### GOAL OF THE EXERCISE:
Quote the listing below word for word, stopping after the line that contains "Cell, ErrorBar, ReferenceLine".

═════ DATA SECTION

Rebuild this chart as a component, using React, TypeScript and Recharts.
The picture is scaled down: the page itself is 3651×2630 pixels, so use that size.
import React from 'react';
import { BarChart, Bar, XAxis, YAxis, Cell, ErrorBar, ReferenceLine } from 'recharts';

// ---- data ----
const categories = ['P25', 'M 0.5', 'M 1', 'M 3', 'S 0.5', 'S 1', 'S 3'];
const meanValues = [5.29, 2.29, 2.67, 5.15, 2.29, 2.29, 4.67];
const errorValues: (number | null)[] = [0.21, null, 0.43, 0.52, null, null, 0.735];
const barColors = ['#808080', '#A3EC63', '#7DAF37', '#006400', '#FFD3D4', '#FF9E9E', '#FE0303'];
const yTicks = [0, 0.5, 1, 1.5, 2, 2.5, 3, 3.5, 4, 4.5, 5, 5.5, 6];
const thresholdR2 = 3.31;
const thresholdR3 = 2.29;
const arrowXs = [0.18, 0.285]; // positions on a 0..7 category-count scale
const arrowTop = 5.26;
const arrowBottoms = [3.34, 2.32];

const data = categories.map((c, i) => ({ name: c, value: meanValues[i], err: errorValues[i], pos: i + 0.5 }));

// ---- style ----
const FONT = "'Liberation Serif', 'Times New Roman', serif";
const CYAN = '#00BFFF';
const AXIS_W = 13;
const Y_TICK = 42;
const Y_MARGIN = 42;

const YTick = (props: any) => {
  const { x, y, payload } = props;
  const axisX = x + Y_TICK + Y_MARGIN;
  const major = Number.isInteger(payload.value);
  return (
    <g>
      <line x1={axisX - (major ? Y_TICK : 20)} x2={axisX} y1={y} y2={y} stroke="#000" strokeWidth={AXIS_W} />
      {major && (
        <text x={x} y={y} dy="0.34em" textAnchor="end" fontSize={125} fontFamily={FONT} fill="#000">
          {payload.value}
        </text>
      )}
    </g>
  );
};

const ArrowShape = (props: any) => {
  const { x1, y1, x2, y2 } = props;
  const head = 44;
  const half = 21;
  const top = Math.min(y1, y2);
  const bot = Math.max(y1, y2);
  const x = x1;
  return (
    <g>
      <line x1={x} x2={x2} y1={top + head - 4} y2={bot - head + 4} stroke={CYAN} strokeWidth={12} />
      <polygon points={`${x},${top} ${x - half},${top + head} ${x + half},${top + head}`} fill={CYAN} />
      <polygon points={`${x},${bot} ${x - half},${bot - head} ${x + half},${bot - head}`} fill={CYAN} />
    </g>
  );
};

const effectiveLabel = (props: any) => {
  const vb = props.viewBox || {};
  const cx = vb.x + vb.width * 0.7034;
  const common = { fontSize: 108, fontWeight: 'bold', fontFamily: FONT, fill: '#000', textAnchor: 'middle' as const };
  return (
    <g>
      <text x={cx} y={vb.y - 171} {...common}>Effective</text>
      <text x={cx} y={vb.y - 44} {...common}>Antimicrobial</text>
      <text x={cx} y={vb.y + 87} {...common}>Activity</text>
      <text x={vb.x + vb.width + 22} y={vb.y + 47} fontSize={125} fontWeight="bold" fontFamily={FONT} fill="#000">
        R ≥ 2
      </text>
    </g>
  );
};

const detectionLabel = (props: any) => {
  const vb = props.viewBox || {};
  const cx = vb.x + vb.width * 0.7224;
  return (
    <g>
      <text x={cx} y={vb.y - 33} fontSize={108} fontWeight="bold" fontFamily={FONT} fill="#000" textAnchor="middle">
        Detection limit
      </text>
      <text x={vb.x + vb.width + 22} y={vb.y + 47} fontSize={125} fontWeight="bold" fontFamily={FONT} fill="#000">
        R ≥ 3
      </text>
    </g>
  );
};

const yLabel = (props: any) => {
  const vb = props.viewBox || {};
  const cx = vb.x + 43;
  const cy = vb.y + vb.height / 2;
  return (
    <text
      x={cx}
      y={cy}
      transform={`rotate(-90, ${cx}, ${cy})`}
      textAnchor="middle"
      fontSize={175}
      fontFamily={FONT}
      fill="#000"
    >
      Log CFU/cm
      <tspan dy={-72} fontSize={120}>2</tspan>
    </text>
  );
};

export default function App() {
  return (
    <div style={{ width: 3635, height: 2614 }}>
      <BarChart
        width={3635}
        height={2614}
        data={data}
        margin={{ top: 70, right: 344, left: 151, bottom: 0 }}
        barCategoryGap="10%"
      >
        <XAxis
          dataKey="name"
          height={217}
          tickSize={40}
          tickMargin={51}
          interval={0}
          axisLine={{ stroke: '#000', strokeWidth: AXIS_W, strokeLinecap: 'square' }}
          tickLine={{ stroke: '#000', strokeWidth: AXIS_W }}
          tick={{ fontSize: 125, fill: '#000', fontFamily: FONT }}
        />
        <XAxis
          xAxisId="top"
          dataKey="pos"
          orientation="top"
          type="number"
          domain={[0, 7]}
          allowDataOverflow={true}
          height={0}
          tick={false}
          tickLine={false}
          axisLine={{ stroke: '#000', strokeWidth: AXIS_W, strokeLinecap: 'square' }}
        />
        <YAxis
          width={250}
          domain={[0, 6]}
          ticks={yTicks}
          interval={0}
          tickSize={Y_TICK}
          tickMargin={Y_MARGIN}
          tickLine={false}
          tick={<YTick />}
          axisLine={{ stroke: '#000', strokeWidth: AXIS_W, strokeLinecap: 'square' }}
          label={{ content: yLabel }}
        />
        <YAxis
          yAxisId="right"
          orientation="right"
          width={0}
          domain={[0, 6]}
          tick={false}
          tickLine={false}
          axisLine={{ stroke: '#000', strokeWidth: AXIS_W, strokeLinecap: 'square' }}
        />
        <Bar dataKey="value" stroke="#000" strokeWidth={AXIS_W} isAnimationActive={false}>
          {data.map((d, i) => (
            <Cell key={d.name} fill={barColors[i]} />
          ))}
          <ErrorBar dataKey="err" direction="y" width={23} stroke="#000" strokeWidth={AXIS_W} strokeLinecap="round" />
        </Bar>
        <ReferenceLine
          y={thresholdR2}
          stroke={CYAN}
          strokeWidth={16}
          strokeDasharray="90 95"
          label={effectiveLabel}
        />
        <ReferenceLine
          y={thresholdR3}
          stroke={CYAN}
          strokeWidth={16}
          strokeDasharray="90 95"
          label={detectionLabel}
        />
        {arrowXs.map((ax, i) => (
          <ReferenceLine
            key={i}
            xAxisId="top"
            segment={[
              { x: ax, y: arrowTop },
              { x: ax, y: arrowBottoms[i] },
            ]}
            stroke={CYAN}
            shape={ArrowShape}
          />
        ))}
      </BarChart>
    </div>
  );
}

══════════

### WRITTEN SOLUTION:
Rebuild this chart as a component, using React, TypeScript and Recharts.
The picture is scaled down: the page itself is 3651×2630 pixels, so use that size.
import React from 'react';
import { BarChart, Bar, XAxis, YAxis, Cell, ErrorBar, ReferenceLine } from 'recharts';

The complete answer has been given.